→ **TASK OBJECTIVE**: Below is a listing. Return the lines from the one that contains "Write a Python" to the one that contains "from matplotlib.patches import Rectangle", both ends included, verbatim and with no pictures.

→ **DATA FOR THIS EXERCISE**:
= = = = = = =

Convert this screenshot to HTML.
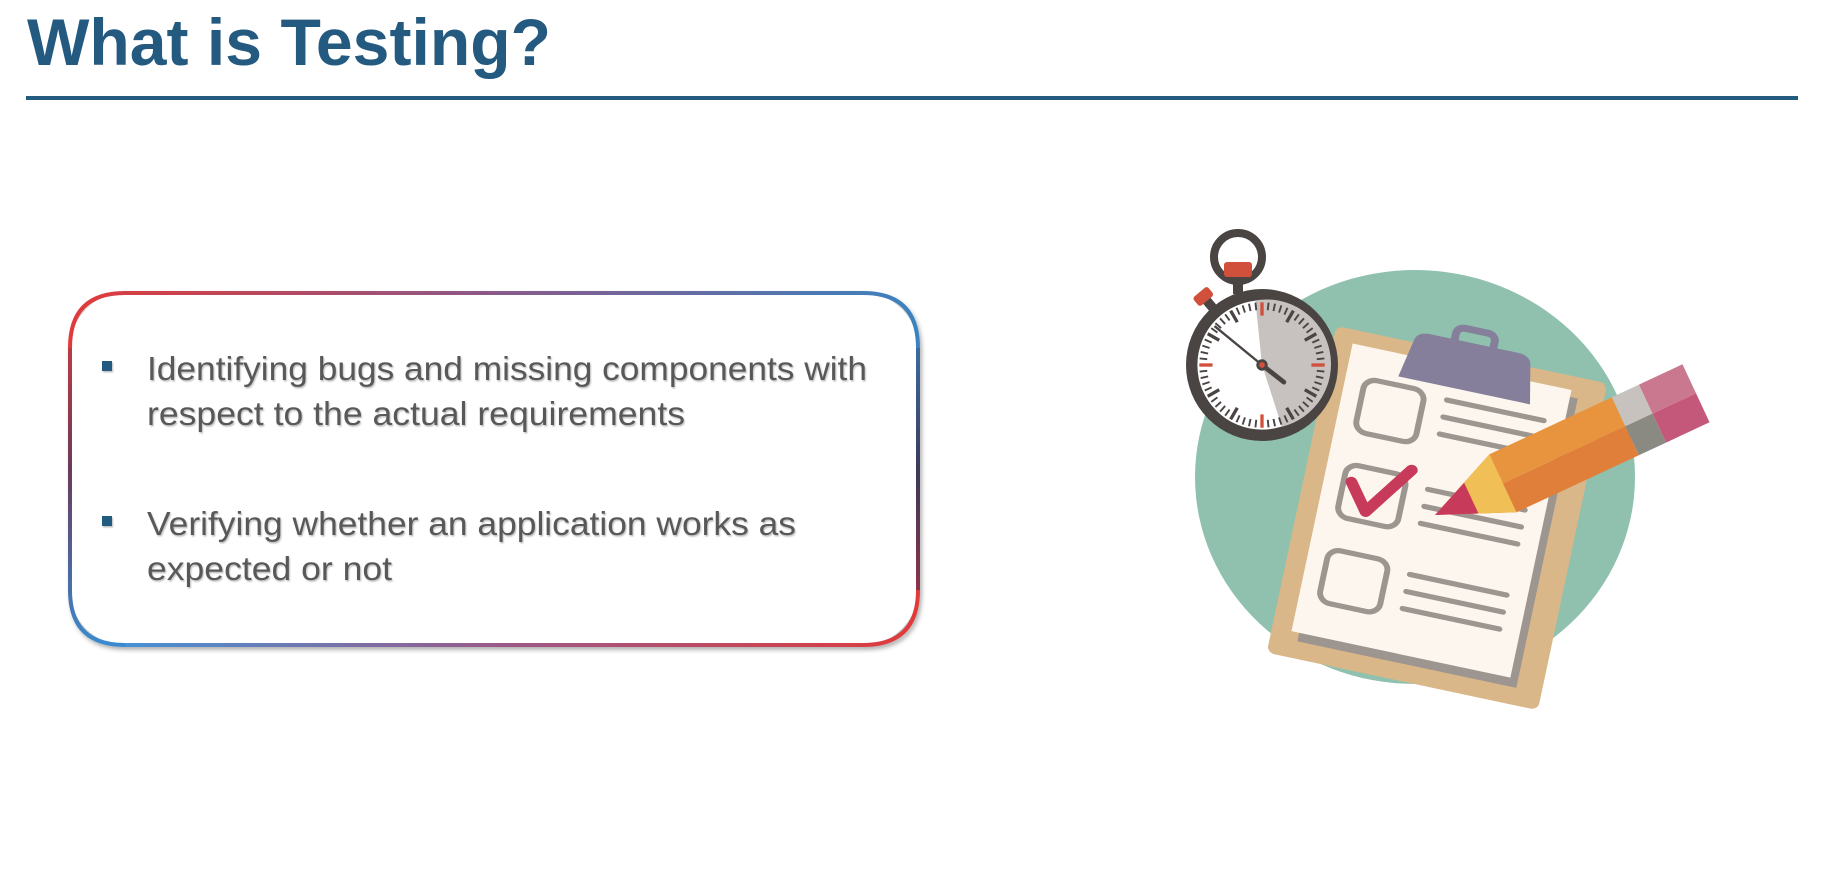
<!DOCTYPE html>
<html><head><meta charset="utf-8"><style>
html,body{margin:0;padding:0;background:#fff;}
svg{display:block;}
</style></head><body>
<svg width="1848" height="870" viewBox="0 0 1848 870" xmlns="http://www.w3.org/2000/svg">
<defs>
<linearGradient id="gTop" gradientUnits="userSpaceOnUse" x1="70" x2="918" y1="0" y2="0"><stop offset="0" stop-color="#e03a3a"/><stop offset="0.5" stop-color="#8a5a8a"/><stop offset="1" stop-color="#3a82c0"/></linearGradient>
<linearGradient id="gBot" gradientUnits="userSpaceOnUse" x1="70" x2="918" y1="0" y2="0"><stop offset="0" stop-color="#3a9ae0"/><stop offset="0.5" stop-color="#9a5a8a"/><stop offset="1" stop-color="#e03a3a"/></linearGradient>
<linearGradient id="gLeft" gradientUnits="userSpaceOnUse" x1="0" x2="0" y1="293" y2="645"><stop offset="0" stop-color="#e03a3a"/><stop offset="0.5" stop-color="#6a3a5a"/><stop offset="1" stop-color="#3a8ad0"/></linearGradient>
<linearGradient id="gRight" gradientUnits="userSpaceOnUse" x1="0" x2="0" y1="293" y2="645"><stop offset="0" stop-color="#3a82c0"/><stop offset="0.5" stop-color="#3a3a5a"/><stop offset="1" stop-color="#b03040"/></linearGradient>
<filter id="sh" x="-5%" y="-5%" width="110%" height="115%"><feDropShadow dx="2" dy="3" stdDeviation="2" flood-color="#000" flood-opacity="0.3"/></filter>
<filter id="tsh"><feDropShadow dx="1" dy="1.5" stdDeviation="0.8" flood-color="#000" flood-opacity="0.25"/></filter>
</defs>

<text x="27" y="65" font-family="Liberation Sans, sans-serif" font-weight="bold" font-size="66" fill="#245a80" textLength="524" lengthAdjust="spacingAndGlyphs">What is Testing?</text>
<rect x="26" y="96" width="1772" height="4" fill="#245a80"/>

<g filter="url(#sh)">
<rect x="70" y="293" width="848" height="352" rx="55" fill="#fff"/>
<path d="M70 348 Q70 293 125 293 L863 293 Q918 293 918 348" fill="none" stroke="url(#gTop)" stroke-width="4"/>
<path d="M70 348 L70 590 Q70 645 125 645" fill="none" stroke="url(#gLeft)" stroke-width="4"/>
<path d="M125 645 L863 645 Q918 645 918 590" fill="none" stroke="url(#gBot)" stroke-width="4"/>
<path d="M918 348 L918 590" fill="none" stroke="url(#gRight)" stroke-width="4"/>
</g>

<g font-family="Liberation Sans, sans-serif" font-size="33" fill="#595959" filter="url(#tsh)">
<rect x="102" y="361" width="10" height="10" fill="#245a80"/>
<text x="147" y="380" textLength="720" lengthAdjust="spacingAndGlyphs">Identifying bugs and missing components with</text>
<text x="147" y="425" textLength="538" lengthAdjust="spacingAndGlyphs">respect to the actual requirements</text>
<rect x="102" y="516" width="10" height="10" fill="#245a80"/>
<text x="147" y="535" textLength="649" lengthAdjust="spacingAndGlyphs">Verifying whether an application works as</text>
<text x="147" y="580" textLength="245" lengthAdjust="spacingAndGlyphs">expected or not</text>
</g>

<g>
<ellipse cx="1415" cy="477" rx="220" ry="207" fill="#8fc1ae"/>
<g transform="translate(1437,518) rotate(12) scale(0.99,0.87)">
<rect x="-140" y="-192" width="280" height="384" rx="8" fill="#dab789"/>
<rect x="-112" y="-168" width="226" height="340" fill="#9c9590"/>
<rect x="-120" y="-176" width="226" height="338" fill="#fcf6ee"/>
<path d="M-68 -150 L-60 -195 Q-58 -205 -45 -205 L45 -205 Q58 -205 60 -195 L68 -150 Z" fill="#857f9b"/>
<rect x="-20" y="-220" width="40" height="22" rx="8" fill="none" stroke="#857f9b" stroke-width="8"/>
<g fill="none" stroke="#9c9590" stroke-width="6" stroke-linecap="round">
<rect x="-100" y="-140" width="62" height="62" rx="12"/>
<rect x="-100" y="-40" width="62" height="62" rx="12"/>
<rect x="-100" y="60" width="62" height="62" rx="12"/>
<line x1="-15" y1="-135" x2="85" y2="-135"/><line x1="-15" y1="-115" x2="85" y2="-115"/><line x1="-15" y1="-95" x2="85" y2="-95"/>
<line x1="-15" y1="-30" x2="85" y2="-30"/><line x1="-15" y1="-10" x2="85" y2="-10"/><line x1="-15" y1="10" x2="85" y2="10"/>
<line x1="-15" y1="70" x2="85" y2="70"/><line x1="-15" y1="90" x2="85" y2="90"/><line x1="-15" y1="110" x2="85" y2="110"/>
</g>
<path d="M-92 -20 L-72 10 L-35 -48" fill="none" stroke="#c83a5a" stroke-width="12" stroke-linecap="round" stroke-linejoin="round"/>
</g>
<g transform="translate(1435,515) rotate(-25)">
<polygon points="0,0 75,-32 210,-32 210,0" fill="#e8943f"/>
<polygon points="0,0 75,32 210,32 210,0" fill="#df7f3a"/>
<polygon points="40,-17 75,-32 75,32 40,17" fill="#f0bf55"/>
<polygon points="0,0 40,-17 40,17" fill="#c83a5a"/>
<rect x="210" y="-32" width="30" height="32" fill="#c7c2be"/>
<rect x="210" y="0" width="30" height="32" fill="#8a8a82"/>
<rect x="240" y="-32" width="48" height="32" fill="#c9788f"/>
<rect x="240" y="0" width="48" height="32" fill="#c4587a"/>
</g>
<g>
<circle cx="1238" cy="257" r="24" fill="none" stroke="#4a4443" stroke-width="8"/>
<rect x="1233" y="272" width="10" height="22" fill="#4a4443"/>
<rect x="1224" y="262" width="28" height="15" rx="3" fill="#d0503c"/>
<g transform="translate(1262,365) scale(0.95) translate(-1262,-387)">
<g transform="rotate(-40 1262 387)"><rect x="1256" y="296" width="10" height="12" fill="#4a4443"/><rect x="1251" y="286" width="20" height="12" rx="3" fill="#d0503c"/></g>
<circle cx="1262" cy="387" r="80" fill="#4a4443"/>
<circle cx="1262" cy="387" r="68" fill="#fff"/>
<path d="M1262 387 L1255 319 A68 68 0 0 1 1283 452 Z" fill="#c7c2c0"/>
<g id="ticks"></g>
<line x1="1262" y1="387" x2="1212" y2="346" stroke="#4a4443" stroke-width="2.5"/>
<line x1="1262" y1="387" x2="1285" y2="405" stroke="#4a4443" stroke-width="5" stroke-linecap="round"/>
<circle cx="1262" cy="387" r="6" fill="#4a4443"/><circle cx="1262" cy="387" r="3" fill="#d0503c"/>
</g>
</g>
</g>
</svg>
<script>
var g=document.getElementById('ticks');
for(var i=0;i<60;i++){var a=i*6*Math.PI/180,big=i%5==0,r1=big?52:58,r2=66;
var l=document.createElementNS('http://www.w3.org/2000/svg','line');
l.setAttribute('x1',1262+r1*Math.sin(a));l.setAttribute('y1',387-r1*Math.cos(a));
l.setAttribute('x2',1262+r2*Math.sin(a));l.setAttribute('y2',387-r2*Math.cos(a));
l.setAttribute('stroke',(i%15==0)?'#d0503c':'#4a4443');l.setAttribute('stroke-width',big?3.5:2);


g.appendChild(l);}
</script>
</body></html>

= = = = = = =

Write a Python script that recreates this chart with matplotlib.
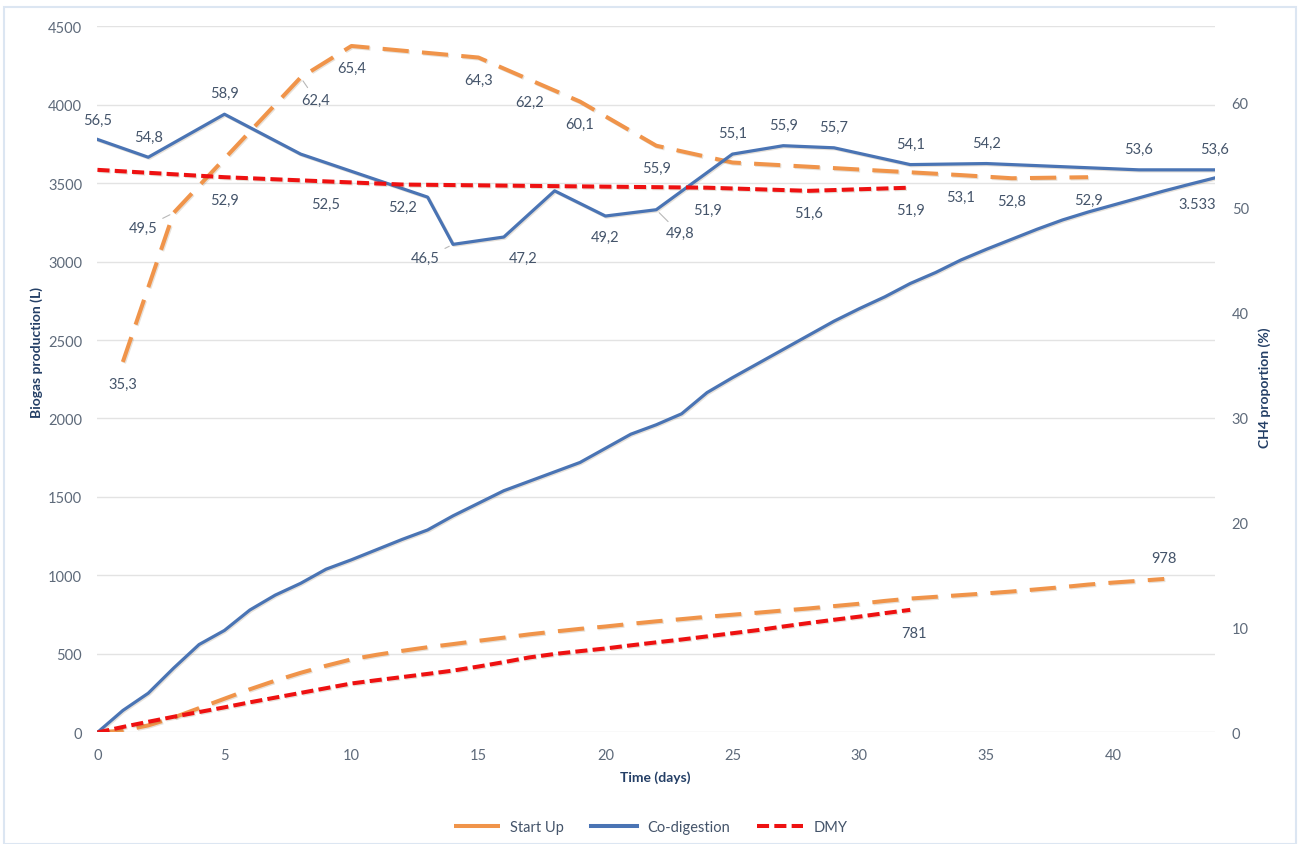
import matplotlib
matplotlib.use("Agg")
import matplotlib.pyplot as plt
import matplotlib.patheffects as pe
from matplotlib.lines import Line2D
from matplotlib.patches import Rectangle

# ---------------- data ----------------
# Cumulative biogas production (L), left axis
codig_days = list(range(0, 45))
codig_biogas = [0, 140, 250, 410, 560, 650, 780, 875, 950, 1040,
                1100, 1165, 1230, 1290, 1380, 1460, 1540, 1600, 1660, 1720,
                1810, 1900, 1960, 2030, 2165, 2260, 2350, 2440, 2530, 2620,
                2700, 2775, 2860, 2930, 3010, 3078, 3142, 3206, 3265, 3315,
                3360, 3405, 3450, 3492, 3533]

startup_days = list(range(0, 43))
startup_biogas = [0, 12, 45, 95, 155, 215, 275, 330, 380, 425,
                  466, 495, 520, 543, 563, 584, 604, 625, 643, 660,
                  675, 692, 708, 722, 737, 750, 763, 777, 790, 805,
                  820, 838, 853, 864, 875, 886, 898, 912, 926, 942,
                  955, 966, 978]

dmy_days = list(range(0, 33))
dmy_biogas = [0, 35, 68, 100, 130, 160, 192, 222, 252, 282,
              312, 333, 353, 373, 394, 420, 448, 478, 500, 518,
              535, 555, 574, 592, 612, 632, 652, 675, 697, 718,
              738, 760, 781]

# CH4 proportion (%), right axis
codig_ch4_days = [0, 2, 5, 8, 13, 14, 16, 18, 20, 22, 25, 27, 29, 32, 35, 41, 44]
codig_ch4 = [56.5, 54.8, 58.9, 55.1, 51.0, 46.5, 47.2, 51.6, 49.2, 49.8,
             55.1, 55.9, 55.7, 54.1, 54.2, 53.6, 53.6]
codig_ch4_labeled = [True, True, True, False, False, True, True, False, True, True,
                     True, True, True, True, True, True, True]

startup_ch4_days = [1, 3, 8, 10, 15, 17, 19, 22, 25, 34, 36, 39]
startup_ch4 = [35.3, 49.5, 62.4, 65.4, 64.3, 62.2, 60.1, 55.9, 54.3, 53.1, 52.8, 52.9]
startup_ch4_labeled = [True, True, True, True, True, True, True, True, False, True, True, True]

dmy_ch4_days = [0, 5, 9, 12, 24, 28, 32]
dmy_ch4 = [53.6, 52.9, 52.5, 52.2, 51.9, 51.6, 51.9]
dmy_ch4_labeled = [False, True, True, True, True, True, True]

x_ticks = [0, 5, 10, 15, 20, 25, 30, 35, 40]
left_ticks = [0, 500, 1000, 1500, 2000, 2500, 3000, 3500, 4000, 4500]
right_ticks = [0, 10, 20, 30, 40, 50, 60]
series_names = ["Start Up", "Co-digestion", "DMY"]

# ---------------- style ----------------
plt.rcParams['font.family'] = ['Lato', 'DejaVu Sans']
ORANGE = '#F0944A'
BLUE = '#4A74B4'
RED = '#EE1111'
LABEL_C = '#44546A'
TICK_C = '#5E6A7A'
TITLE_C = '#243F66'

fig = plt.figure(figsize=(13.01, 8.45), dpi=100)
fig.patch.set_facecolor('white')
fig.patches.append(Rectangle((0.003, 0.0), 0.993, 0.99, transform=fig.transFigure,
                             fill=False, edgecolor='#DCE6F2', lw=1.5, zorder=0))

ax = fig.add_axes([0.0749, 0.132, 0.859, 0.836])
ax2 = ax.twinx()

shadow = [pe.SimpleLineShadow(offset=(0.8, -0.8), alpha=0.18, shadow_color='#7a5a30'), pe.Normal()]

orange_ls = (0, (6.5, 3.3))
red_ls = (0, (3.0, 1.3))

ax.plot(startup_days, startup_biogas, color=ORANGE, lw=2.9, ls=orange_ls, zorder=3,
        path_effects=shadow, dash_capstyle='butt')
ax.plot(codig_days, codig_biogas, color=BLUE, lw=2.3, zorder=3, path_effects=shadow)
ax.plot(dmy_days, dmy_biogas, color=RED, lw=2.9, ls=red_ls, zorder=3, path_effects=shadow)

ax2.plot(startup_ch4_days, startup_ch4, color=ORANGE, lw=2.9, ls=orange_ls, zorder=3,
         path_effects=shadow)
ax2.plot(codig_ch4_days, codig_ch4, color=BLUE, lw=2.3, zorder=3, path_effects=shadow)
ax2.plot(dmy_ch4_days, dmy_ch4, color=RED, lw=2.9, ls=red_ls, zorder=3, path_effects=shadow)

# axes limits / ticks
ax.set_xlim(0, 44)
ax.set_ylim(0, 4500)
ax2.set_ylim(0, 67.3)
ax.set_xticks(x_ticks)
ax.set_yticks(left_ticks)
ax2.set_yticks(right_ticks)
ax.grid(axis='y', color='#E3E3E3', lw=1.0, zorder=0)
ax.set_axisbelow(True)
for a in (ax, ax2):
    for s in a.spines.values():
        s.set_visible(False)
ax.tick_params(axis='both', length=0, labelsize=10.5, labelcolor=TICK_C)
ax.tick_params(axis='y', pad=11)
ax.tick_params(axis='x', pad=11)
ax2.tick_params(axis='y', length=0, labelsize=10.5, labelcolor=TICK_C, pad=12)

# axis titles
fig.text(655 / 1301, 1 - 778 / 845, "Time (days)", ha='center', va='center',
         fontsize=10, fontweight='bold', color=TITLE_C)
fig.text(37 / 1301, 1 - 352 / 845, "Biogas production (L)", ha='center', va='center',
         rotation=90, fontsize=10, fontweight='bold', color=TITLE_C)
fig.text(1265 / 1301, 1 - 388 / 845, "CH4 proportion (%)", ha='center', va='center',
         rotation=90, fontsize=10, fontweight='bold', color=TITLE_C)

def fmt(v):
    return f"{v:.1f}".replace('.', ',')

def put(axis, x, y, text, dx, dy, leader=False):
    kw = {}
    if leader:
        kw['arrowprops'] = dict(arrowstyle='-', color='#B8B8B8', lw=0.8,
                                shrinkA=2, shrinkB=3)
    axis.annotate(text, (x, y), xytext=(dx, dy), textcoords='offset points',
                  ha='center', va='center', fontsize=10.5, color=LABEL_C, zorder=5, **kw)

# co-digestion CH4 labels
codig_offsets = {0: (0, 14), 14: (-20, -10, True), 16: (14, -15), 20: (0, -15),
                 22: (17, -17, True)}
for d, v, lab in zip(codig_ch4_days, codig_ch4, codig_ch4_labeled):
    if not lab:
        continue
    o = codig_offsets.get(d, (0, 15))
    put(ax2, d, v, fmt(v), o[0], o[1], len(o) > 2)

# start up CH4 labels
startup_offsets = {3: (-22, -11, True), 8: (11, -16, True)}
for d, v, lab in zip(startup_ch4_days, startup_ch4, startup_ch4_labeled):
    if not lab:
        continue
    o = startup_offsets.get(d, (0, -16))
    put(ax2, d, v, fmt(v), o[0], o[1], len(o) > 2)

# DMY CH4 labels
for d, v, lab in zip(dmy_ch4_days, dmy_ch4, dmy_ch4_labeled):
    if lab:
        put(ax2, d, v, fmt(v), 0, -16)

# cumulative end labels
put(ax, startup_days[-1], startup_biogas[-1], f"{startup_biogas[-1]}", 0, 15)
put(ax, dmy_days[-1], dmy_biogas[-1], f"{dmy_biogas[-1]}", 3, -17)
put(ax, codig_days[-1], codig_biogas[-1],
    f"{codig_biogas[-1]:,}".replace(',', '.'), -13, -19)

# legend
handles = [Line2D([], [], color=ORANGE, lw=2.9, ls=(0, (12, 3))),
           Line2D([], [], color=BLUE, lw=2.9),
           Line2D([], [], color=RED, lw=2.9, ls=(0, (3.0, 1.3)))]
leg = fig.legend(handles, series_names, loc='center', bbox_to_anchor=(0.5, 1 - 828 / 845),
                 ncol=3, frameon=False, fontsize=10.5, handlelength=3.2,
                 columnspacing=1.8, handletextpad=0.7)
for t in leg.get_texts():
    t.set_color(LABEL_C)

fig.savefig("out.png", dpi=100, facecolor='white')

= = = = = = =

→ **WRITTEN SOLUTION**:
Write a Python script that recreates this chart with matplotlib.
import matplotlib
matplotlib.use("Agg")
import matplotlib.pyplot as plt
import matplotlib.patheffects as pe
from matplotlib.lines import Line2D
from matplotlib.patches import Rectangle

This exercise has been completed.